## Begin

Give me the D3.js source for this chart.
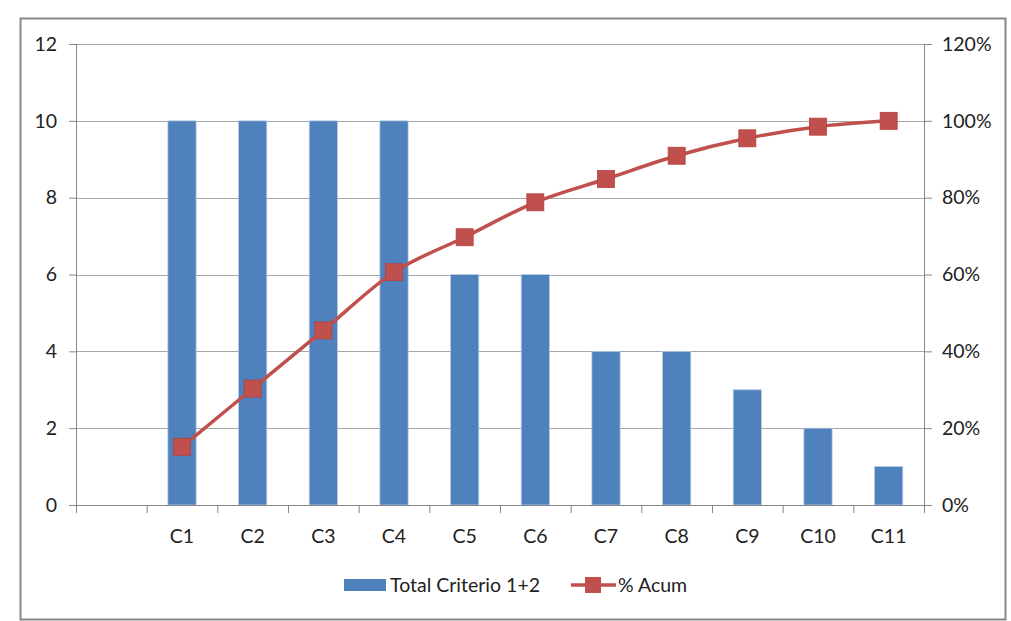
<!DOCTYPE html>
<html>
<head>
<meta charset="utf-8">
<script src="https://cdn.jsdelivr.net/npm/d3@7"></script>
<style>
  body { margin: 0; background: #fff; }
  text { font-family: Lato, "Open Sans", sans-serif; fill: #222; }
</style>
</head>
<body>
<div id="chart"></div>
<script>
// categories (first slot is blank in the original)
var categories = ["", "C1", "C2", "C3", "C4", "C5", "C6", "C7", "C8", "C9", "C10", "C11"];
var totals = [null, 10, 10, 10, 10, 6, 6, 4, 4, 3, 2, 1];
var pctAcum = [null, 15.15, 30.30, 45.45, 60.61, 69.70, 78.79, 84.85, 90.91, 95.45, 98.48, 100];
var leftTicks = [0, 2, 4, 6, 8, 10, 12];
var rightTicks = [0, 20, 40, 60, 80, 100, 120];

var W = 1011, H = 621;
var margin = {top: 44, right: 87, bottom: 116, left: 76},
    width = W - margin.left - margin.right,
    height = H - margin.top - margin.bottom;
var fs = "19.5px";

var svg = d3.select("#chart").append("svg")
    .attr("width", W)
    .attr("height", H);

// outer frame
svg.append("rect")
    .attr("x", 20.5).attr("y", 18.5)
    .attr("width", 985).attr("height", 601)
    .attr("fill", "none")
    .attr("stroke", "#888")
    .attr("stroke-width", 2);

var g = svg.append("g")
    .attr("transform", "translate(" + margin.left + "," + margin.top + ")");

var xSlot = d3.scaleLinear().domain([0, categories.length]).range([0, width]);
var y = d3.scaleLinear().domain([0, 12]).range([height, 0]);
var y2 = d3.scaleLinear().domain([0, 120]).range([height, 0]);

// gridlines
g.selectAll(".grid").data(leftTicks.slice(1)).enter().append("line")
    .attr("x1", 0).attr("x2", width)
    .attr("y1", function(d){ return Math.round(y(d)) + 0.5; })
    .attr("y2", function(d){ return Math.round(y(d)) + 0.5; })
    .attr("stroke", "#a6a6a6").attr("stroke-width", 1);

// bars
var bandW = xSlot(1) - xSlot(0);
var barW = bandW * 0.4;
g.selectAll(".bar").data(totals.map(function(v, i){ return {i: i, v: v}; }).filter(function(d){ return d.v != null; }))
  .enter().append("rect")
    .attr("x", function(d){ return xSlot(d.i) + (bandW - barW) / 2; })
    .attr("y", function(d){ return y(d.v); })
    .attr("width", barW)
    .attr("height", function(d){ return height - y(d.v); })
    .attr("fill", "#4f81bd")
    .attr("stroke", "#b9cde5")
    .attr("stroke-width", 0.8);

// axes
var yAxis = d3.axisLeft(y).tickValues(leftTicks).tickSize(7).tickPadding(12);
var yAxis2 = d3.axisRight(y2).tickValues(rightTicks).tickSize(8).tickPadding(10)
    .tickFormat(function(d){ return d + "%"; });
var xAxis = d3.axisBottom(xSlot).tickValues(d3.range(categories.length + 1))
    .tickSize(8).tickFormat("");

function styleAxis(sel) {
  sel.select(".domain").attr("stroke", "#868686");
  sel.selectAll(".tick line").attr("stroke", "#868686");
  sel.selectAll("text").style("font-size", fs).attr("fill", "#222");
}

g.append("g").call(yAxis).call(styleAxis);
g.append("g").attr("transform", "translate(" + width + ",0)").call(yAxis2).call(styleAxis);
g.append("g").attr("transform", "translate(0," + height + ")").call(xAxis).call(styleAxis);

// category labels
g.selectAll(".cat").data(categories).enter().append("text")
    .attr("x", function(d, i){ return xSlot(i) + bandW / 2; })
    .attr("y", height + 38)
    .attr("text-anchor", "middle")
    .style("font-size", fs)
    .text(function(d){ return d; });

// cumulative line
var pts = pctAcum.map(function(v, i){ return {i: i, v: v}; }).filter(function(d){ return d.v != null; });
var line = d3.line()
    .x(function(d){ return xSlot(d.i) + bandW / 2; })
    .y(function(d){ return y2(d.v); })
    .curve(d3.curveMonotoneX);
g.append("path").datum(pts)
    .attr("d", line)
    .attr("fill", "none")
    .attr("stroke", "#c0504d")
    .attr("stroke-width", 3.5);

var ms = 17;
g.selectAll(".mk").data(pts).enter().append("rect")
    .attr("x", function(d){ return xSlot(d.i) + bandW / 2 - ms / 2; })
    .attr("y", function(d){ return y2(d.v) - ms / 2; })
    .attr("width", ms).attr("height", ms)
    .attr("fill", "#c0504d")
    .attr("stroke", "#b7403d").attr("stroke-width", 0.8);

// legend
var lg = svg.append("g").attr("transform", "translate(0,585)");
lg.append("rect").attr("x", 344).attr("y", -6).attr("width", 42).attr("height", 12).attr("fill", "#4f81bd");
lg.append("text").attr("x", 390).attr("y", 0).attr("dy", "0.35em").style("font-size", fs).text("Total Criterio 1+2");
lg.append("line").attr("x1", 571).attr("x2", 616).attr("y1", 0).attr("y2", 0)
    .attr("stroke", "#c0504d").attr("stroke-width", 3.5);
lg.append("rect").attr("x", 585).attr("y", -8).attr("width", 16).attr("height", 16).attr("fill", "#c0504d");
lg.append("text").attr("x", 618).attr("y", 0).attr("dy", "0.35em").style("font-size", fs).text("% Acum");
</script>
</body>
</html>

## End

## The request:
Write out the whole listing exactly, and drop the pictures.

## Written solution:
Give me the D3.js source for this chart.
<!DOCTYPE html>
<html>
<head>
<meta charset="utf-8">
<script src="https://cdn.jsdelivr.net/npm/d3@7"></script>
<style>
  body { margin: 0; background: #fff; }
  text { font-family: Lato, "Open Sans", sans-serif; fill: #222; }
</style>
</head>
<body>
<div id="chart"></div>
<script>
// categories (first slot is blank in the original)
var categories = ["", "C1", "C2", "C3", "C4", "C5", "C6", "C7", "C8", "C9", "C10", "C11"];
var totals = [null, 10, 10, 10, 10, 6, 6, 4, 4, 3, 2, 1];
var pctAcum = [null, 15.15, 30.30, 45.45, 60.61, 69.70, 78.79, 84.85, 90.91, 95.45, 98.48, 100];
var leftTicks = [0, 2, 4, 6, 8, 10, 12];
var rightTicks = [0, 20, 40, 60, 80, 100, 120];

var W = 1011, H = 621;
var margin = {top: 44, right: 87, bottom: 116, left: 76},
    width = W - margin.left - margin.right,
    height = H - margin.top - margin.bottom;
var fs = "19.5px";

var svg = d3.select("#chart").append("svg")
    .attr("width", W)
    .attr("height", H);

// outer frame
svg.append("rect")
    .attr("x", 20.5).attr("y", 18.5)
    .attr("width", 985).attr("height", 601)
    .attr("fill", "none")
    .attr("stroke", "#888")
    .attr("stroke-width", 2);

var g = svg.append("g")
    .attr("transform", "translate(" + margin.left + "," + margin.top + ")");

var xSlot = d3.scaleLinear().domain([0, categories.length]).range([0, width]);
var y = d3.scaleLinear().domain([0, 12]).range([height, 0]);
var y2 = d3.scaleLinear().domain([0, 120]).range([height, 0]);

// gridlines
g.selectAll(".grid").data(leftTicks.slice(1)).enter().append("line")
    .attr("x1", 0).attr("x2", width)
    .attr("y1", function(d){ return Math.round(y(d)) + 0.5; })
    .attr("y2", function(d){ return Math.round(y(d)) + 0.5; })
    .attr("stroke", "#a6a6a6").attr("stroke-width", 1);

// bars
var bandW = xSlot(1) - xSlot(0);
var barW = bandW * 0.4;
g.selectAll(".bar").data(totals.map(function(v, i){ return {i: i, v: v}; }).filter(function(d){ return d.v != null; }))
  .enter().append("rect")
    .attr("x", function(d){ return xSlot(d.i) + (bandW - barW) / 2; })
    .attr("y", function(d){ return y(d.v); })
    .attr("width", barW)
    .attr("height", function(d){ return height - y(d.v); })
    .attr("fill", "#4f81bd")
    .attr("stroke", "#b9cde5")
    .attr("stroke-width", 0.8);

// axes
var yAxis = d3.axisLeft(y).tickValues(leftTicks).tickSize(7).tickPadding(12);
var yAxis2 = d3.axisRight(y2).tickValues(rightTicks).tickSize(8).tickPadding(10)
    .tickFormat(function(d){ return d + "%"; });
var xAxis = d3.axisBottom(xSlot).tickValues(d3.range(categories.length + 1))
    .tickSize(8).tickFormat("");

function styleAxis(sel) {
  sel.select(".domain").attr("stroke", "#868686");
  sel.selectAll(".tick line").attr("stroke", "#868686");
  sel.selectAll("text").style("font-size", fs).attr("fill", "#222");
}

g.append("g").call(yAxis).call(styleAxis);
g.append("g").attr("transform", "translate(" + width + ",0)").call(yAxis2).call(styleAxis);
g.append("g").attr("transform", "translate(0," + height + ")").call(xAxis).call(styleAxis);

// category labels
g.selectAll(".cat").data(categories).enter().append("text")
    .attr("x", function(d, i){ return xSlot(i) + bandW / 2; })
    .attr("y", height + 38)
    .attr("text-anchor", "middle")
    .style("font-size", fs)
    .text(function(d){ return d; });

// cumulative line
var pts = pctAcum.map(function(v, i){ return {i: i, v: v}; }).filter(function(d){ return d.v != null; });
var line = d3.line()
    .x(function(d){ return xSlot(d.i) + bandW / 2; })
    .y(function(d){ return y2(d.v); })
    .curve(d3.curveMonotoneX);
g.append("path").datum(pts)
    .attr("d", line)
    .attr("fill", "none")
    .attr("stroke", "#c0504d")
    .attr("stroke-width", 3.5);

var ms = 17;
g.selectAll(".mk").data(pts).enter().append("rect")
    .attr("x", function(d){ return xSlot(d.i) + bandW / 2 - ms / 2; })
    .attr("y", function(d){ return y2(d.v) - ms / 2; })
    .attr("width", ms).attr("height", ms)
    .attr("fill", "#c0504d")
    .attr("stroke", "#b7403d").attr("stroke-width", 0.8);

// legend
var lg = svg.append("g").attr("transform", "translate(0,585)");
lg.append("rect").attr("x", 344).attr("y", -6).attr("width", 42).attr("height", 12).attr("fill", "#4f81bd");
lg.append("text").attr("x", 390).attr("y", 0).attr("dy", "0.35em").style("font-size", fs).text("Total Criterio 1+2");
lg.append("line").attr("x1", 571).attr("x2", 616).attr("y1", 0).attr("y2", 0)
    .attr("stroke", "#c0504d").attr("stroke-width", 3.5);
lg.append("rect").attr("x", 585).attr("y", -8).attr("width", 16).attr("height", 16).attr("fill", "#c0504d");
lg.append("text").attr("x", 618).attr("y", 0).attr("dy", "0.35em").style("font-size", fs).text("% Acum");
</script>
</body>
</html>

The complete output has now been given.